▶ Work to complete: Write out the material exactly, without any of its pictures.

▶ Data segment:
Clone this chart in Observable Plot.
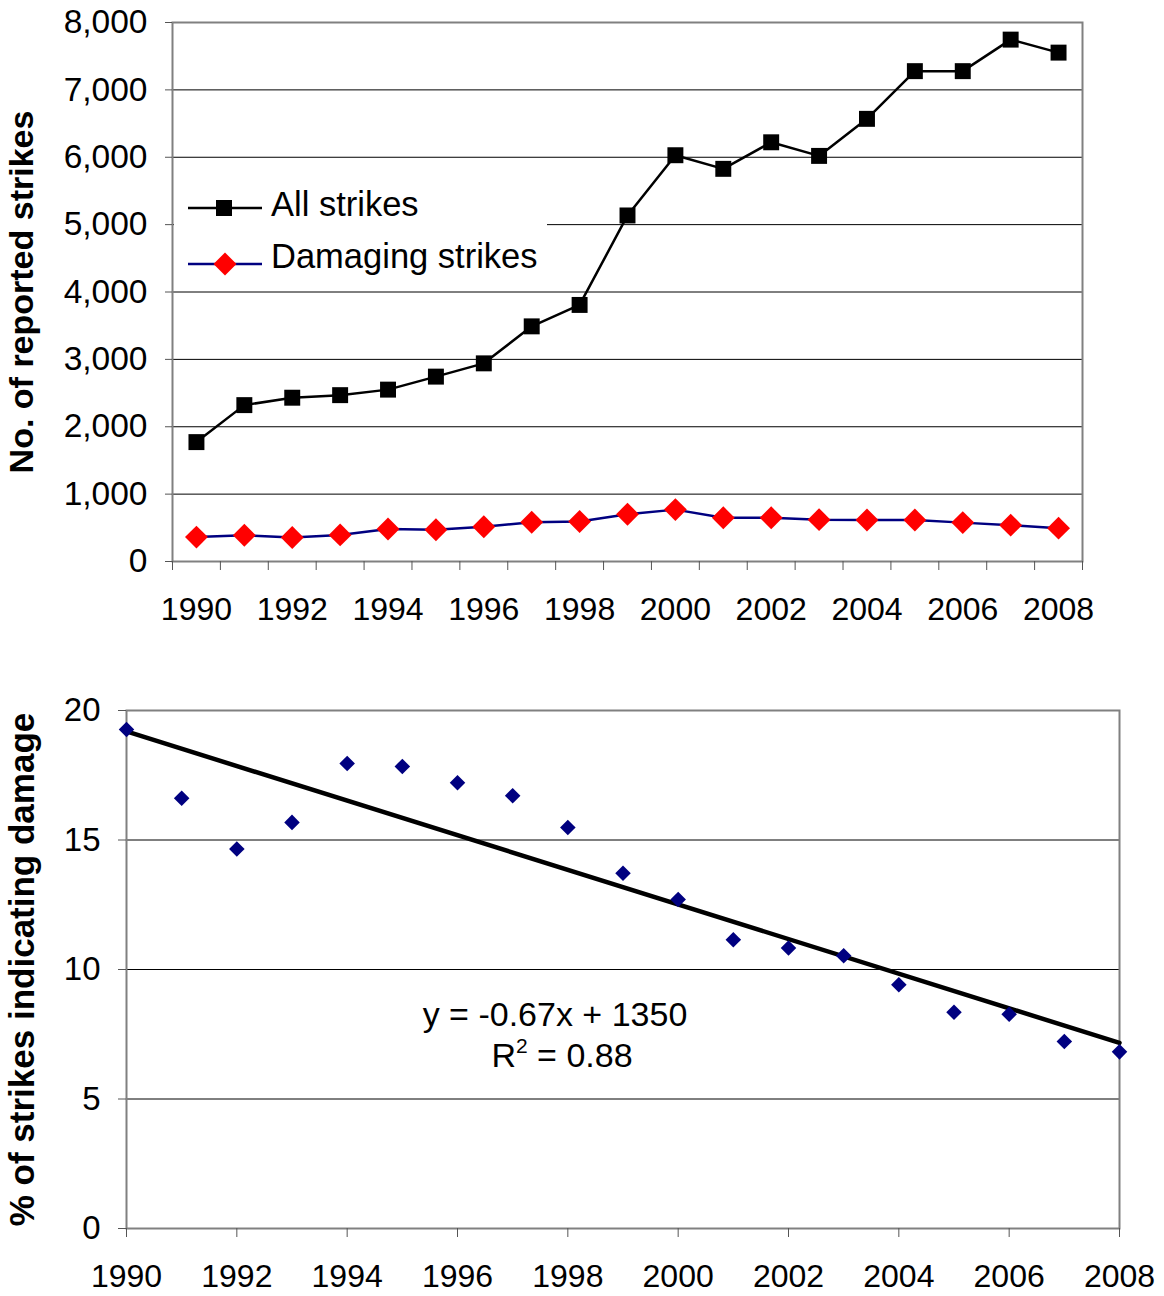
<!DOCTYPE html>
<html>
<head>
<meta charset="utf-8">
<script src="https://cdn.jsdelivr.net/npm/d3@7"></script>
<script src="https://cdn.jsdelivr.net/npm/@observablehq/plot@0.6"></script>
<style>
  html, body { margin: 0; padding: 0; background: white; }
  #wrap { position: relative; width: 1164px; height: 1296px; font-family: "Liberation Sans", Arial, sans-serif; }
  #wrap svg { display: block; }
  #top g[aria-label="y-axis label"], #top g[aria-label="y-axis label"] text { font-weight: bold; font-size: 34px; }
  #bottom g[aria-label="y-axis label"], #bottom g[aria-label="y-axis label"] text { font-weight: bold; font-size: 35px; }
  #overlay { position: absolute; left: 0; top: 0; pointer-events: none; }
</style>
</head>
<body>
<div id="wrap"></div>
<script>
// ---- Data ----
const years = [1990, 1991, 1992, 1993, 1994, 1995, 1996, 1997, 1998, 1999, 2000, 2001, 2002, 2003, 2004, 2005, 2006, 2007, 2008];
const allStrikes = [1772, 2321, 2431, 2469, 2551, 2744, 2941, 3490, 3808, 5136, 6030, 5828, 6222, 6020, 6570, 7278, 7278, 7746, 7553];
const damagingStrikes = [362, 390, 357, 395, 483, 472, 516, 582, 593, 702, 770, 649, 649, 621, 616, 616, 577, 539, 495];
const pctDamage = [19.27, 16.61, 14.65, 15.68, 17.95, 17.84, 17.21, 16.71, 15.48, 13.72, 12.70, 11.15, 10.83, 10.53, 9.41, 8.35, 8.27, 7.22, 6.82];

const topYTicks = [0, 1000, 2000, 3000, 4000, 5000, 6000, 7000, 8000];
const bottomYTicks = [0, 5, 10, 15, 20];
const yearLabels = [1990, 1992, 1994, 1996, 1998, 2000, 2002, 2004, 2006, 2008];
const seriesNames = ["All strikes", "Damaging strikes"];
const topYTitle = "No. of reported strikes";
const bottomYTitle = "% of strikes indicating damage";
const equationText = "y = -0.67x + 1350";
const r2Value = "0.88";

const FONT = '"Liberation Sans", Arial, sans-serif';
const width = 1164;

const table = years.map((y, i) => ({year: y, all: allStrikes[i], damaging: damagingStrikes[i], pct: pctDamage[i]}));
// category boundaries for the top (category) axis
const boundaries = [years[0] - 0.5, ...years.map(y => y + 0.5)];

const topChart = Plot.plot({
  width, height: 650,
  marginLeft: 172, marginRight: 82, marginTop: 22, marginBottom: 89,
  x: {domain: [years[0] - 0.5, years[years.length - 1] + 0.5]},
  y: {domain: [0, 8000]},
  style: {fontFamily: FONT, fontSize: "32px", color: "black", background: "white", overflow: "visible"},
  marks: [
    Plot.gridY(topYTicks.slice(1, -1), {stroke: "black", strokeOpacity: 1, strokeWidth: 1}),
    Plot.frame({stroke: "#808080", strokeWidth: 2}),
    Plot.axisY({ticks: topYTicks, tickSize: 7, tickPadding: 18, tickFormat: d3.format(","), fontSize: 33.5, stroke: "#555",
      label: topYTitle, labelAnchor: "center", labelOffset: 164, labelArrow: "none"}),
    Plot.axisX({ticks: boundaries, tickSize: 9, tickFormat: () => "", label: null, stroke: "#555"}),
    Plot.axisX({ticks: yearLabels, tickSize: 0, tickPadding: 36, tickFormat: d => String(d), label: null, fontSize: 32}),
    Plot.line(table, {x: "year", y: "damaging", stroke: "#000080", strokeWidth: 2.5}),
    Plot.line(table, {x: "year", y: "all", stroke: "black", strokeWidth: 2.5}),
    Plot.dot(table, {x: "year", y: "all", symbol: "square", fill: "black", r: 9}),
    Plot.dot(table, {x: "year", y: "damaging", symbol: "diamond2", fill: "#ff0000", r: 10.3})
  ]
});
topChart.setAttribute("id", "top");

const bottomChart = Plot.plot({
  width, height: 646,
  marginLeft: 126, marginRight: 45, marginTop: 60, marginBottom: 68,
  x: {domain: [years[0], years[years.length - 1]]},
  y: {domain: [0, 20]},
  style: {fontFamily: FONT, fontSize: "32px", color: "black", background: "white", overflow: "visible"},
  marks: [
    Plot.gridY(bottomYTicks.slice(1, -1), {stroke: "black", strokeOpacity: 1, strokeWidth: 1}),
    Plot.frame({stroke: "#808080", strokeWidth: 2}),
    Plot.axisY({ticks: bottomYTicks, tickSize: 8, tickPadding: 18, fontSize: 33, stroke: "#555",
      label: bottomYTitle, labelAnchor: "center", labelOffset: 117, labelArrow: "none"}),
    Plot.axisX({ticks: yearLabels, tickSize: 9, tickPadding: 27, tickFormat: d => String(d), label: null, fontSize: 32, stroke: "#555"}),
    Plot.linearRegressionY(table, {x: "year", y: "pct", ci: 0, stroke: "black", strokeWidth: 4.5}),
    Plot.dot(table, {x: "year", y: "pct", symbol: "diamond2", fill: "#000080", r: 7})
  ]
});
bottomChart.setAttribute("id", "bottom");

const wrap = document.getElementById("wrap");
wrap.appendChild(topChart);
wrap.appendChild(bottomChart);

// ---- Overlay: legend and regression annotation ----
const ov = d3.select(wrap).append("svg")
  .attr("id", "overlay").attr("width", width).attr("height", 1296)
  .style("font-family", FONT);

// legend box
ov.append("rect").attr("x", 174).attr("y", 171).attr("width", 373).attr("height", 114).attr("fill", "white");
const lg = [
  {name: seriesNames[0], y: 208, line: "black", sym: "square", fill: "black", tb: 216},
  {name: seriesNames[1], y: 264, line: "#000080", sym: "diamond", fill: "#ff0000", tb: 268}
];
lg.forEach(d => {
  ov.append("line").attr("x1", 188).attr("x2", 262).attr("y1", d.y).attr("y2", d.y)
    .attr("stroke", d.line).attr("stroke-width", 2.5);
  if (d.sym === "square") {
    ov.append("rect").attr("x", 224 - 8).attr("y", d.y - 8).attr("width", 16).attr("height", 16).attr("fill", d.fill);
  } else {
    ov.append("path").attr("d", `M225,${d.y - 11.5}L236.5,${d.y}L225,${d.y + 11.5}L213.5,${d.y}Z`).attr("fill", d.fill);
  }
  ov.append("text").attr("x", 271).attr("y", d.tb).attr("font-size", 34.5).attr("fill", "black").text(d.name);
});

// regression annotation
ov.append("text").attr("x", 555).attr("y", 1026).attr("text-anchor", "middle").attr("font-size", 34).text(equationText);
const r2 = ov.append("text").attr("x", 562).attr("y", 1067).attr("text-anchor", "middle").attr("font-size", 34);
r2.append("tspan").text("R");
r2.append("tspan").attr("font-size", 21).attr("dy", -14).text("2");
r2.append("tspan").attr("dy", 14).text(" = " + r2Value);
</script>
</body>
</html>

▶ Response:
Clone this chart in Observable Plot.
<!DOCTYPE html>
<html>
<head>
<meta charset="utf-8">
<script src="https://cdn.jsdelivr.net/npm/d3@7"></script>
<script src="https://cdn.jsdelivr.net/npm/@observablehq/plot@0.6"></script>
<style>
  html, body { margin: 0; padding: 0; background: white; }
  #wrap { position: relative; width: 1164px; height: 1296px; font-family: "Liberation Sans", Arial, sans-serif; }
  #wrap svg { display: block; }
  #top g[aria-label="y-axis label"], #top g[aria-label="y-axis label"] text { font-weight: bold; font-size: 34px; }
  #bottom g[aria-label="y-axis label"], #bottom g[aria-label="y-axis label"] text { font-weight: bold; font-size: 35px; }
  #overlay { position: absolute; left: 0; top: 0; pointer-events: none; }
</style>
</head>
<body>
<div id="wrap"></div>
<script>
// ---- Data ----
const years = [1990, 1991, 1992, 1993, 1994, 1995, 1996, 1997, 1998, 1999, 2000, 2001, 2002, 2003, 2004, 2005, 2006, 2007, 2008];
const allStrikes = [1772, 2321, 2431, 2469, 2551, 2744, 2941, 3490, 3808, 5136, 6030, 5828, 6222, 6020, 6570, 7278, 7278, 7746, 7553];
const damagingStrikes = [362, 390, 357, 395, 483, 472, 516, 582, 593, 702, 770, 649, 649, 621, 616, 616, 577, 539, 495];
const pctDamage = [19.27, 16.61, 14.65, 15.68, 17.95, 17.84, 17.21, 16.71, 15.48, 13.72, 12.70, 11.15, 10.83, 10.53, 9.41, 8.35, 8.27, 7.22, 6.82];

const topYTicks = [0, 1000, 2000, 3000, 4000, 5000, 6000, 7000, 8000];
const bottomYTicks = [0, 5, 10, 15, 20];
const yearLabels = [1990, 1992, 1994, 1996, 1998, 2000, 2002, 2004, 2006, 2008];
const seriesNames = ["All strikes", "Damaging strikes"];
const topYTitle = "No. of reported strikes";
const bottomYTitle = "% of strikes indicating damage";
const equationText = "y = -0.67x + 1350";
const r2Value = "0.88";

const FONT = '"Liberation Sans", Arial, sans-serif';
const width = 1164;

const table = years.map((y, i) => ({year: y, all: allStrikes[i], damaging: damagingStrikes[i], pct: pctDamage[i]}));
// category boundaries for the top (category) axis
const boundaries = [years[0] - 0.5, ...years.map(y => y + 0.5)];

const topChart = Plot.plot({
  width, height: 650,
  marginLeft: 172, marginRight: 82, marginTop: 22, marginBottom: 89,
  x: {domain: [years[0] - 0.5, years[years.length - 1] + 0.5]},
  y: {domain: [0, 8000]},
  style: {fontFamily: FONT, fontSize: "32px", color: "black", background: "white", overflow: "visible"},
  marks: [
    Plot.gridY(topYTicks.slice(1, -1), {stroke: "black", strokeOpacity: 1, strokeWidth: 1}),
    Plot.frame({stroke: "#808080", strokeWidth: 2}),
    Plot.axisY({ticks: topYTicks, tickSize: 7, tickPadding: 18, tickFormat: d3.format(","), fontSize: 33.5, stroke: "#555",
      label: topYTitle, labelAnchor: "center", labelOffset: 164, labelArrow: "none"}),
    Plot.axisX({ticks: boundaries, tickSize: 9, tickFormat: () => "", label: null, stroke: "#555"}),
    Plot.axisX({ticks: yearLabels, tickSize: 0, tickPadding: 36, tickFormat: d => String(d), label: null, fontSize: 32}),
    Plot.line(table, {x: "year", y: "damaging", stroke: "#000080", strokeWidth: 2.5}),
    Plot.line(table, {x: "year", y: "all", stroke: "black", strokeWidth: 2.5}),
    Plot.dot(table, {x: "year", y: "all", symbol: "square", fill: "black", r: 9}),
    Plot.dot(table, {x: "year", y: "damaging", symbol: "diamond2", fill: "#ff0000", r: 10.3})
  ]
});
topChart.setAttribute("id", "top");

const bottomChart = Plot.plot({
  width, height: 646,
  marginLeft: 126, marginRight: 45, marginTop: 60, marginBottom: 68,
  x: {domain: [years[0], years[years.length - 1]]},
  y: {domain: [0, 20]},
  style: {fontFamily: FONT, fontSize: "32px", color: "black", background: "white", overflow: "visible"},
  marks: [
    Plot.gridY(bottomYTicks.slice(1, -1), {stroke: "black", strokeOpacity: 1, strokeWidth: 1}),
    Plot.frame({stroke: "#808080", strokeWidth: 2}),
    Plot.axisY({ticks: bottomYTicks, tickSize: 8, tickPadding: 18, fontSize: 33, stroke: "#555",
      label: bottomYTitle, labelAnchor: "center", labelOffset: 117, labelArrow: "none"}),
    Plot.axisX({ticks: yearLabels, tickSize: 9, tickPadding: 27, tickFormat: d => String(d), label: null, fontSize: 32, stroke: "#555"}),
    Plot.linearRegressionY(table, {x: "year", y: "pct", ci: 0, stroke: "black", strokeWidth: 4.5}),
    Plot.dot(table, {x: "year", y: "pct", symbol: "diamond2", fill: "#000080", r: 7})
  ]
});
bottomChart.setAttribute("id", "bottom");

const wrap = document.getElementById("wrap");
wrap.appendChild(topChart);
wrap.appendChild(bottomChart);

// ---- Overlay: legend and regression annotation ----
const ov = d3.select(wrap).append("svg")
  .attr("id", "overlay").attr("width", width).attr("height", 1296)
  .style("font-family", FONT);

// legend box
ov.append("rect").attr("x", 174).attr("y", 171).attr("width", 373).attr("height", 114).attr("fill", "white");
const lg = [
  {name: seriesNames[0], y: 208, line: "black", sym: "square", fill: "black", tb: 216},
  {name: seriesNames[1], y: 264, line: "#000080", sym: "diamond", fill: "#ff0000", tb: 268}
];
lg.forEach(d => {
  ov.append("line").attr("x1", 188).attr("x2", 262).attr("y1", d.y).attr("y2", d.y)
    .attr("stroke", d.line).attr("stroke-width", 2.5);
  if (d.sym === "square") {
    ov.append("rect").attr("x", 224 - 8).attr("y", d.y - 8).attr("width", 16).attr("height", 16).attr("fill", d.fill);
  } else {
    ov.append("path").attr("d", `M225,${d.y - 11.5}L236.5,${d.y}L225,${d.y + 11.5}L213.5,${d.y}Z`).attr("fill", d.fill);
  }
  ov.append("text").attr("x", 271).attr("y", d.tb).attr("font-size", 34.5).attr("fill", "black").text(d.name);
});

// regression annotation
ov.append("text").attr("x", 555).attr("y", 1026).attr("text-anchor", "middle").attr("font-size", 34).text(equationText);
const r2 = ov.append("text").attr("x", 562).attr("y", 1067).attr("text-anchor", "middle").attr("font-size", 34);
r2.append("tspan").text("R");
r2.append("tspan").attr("font-size", 21).attr("dy", -14).text("2");
r2.append("tspan").attr("dy", 14).text(" = " + r2Value);
</script>
</body>
</html>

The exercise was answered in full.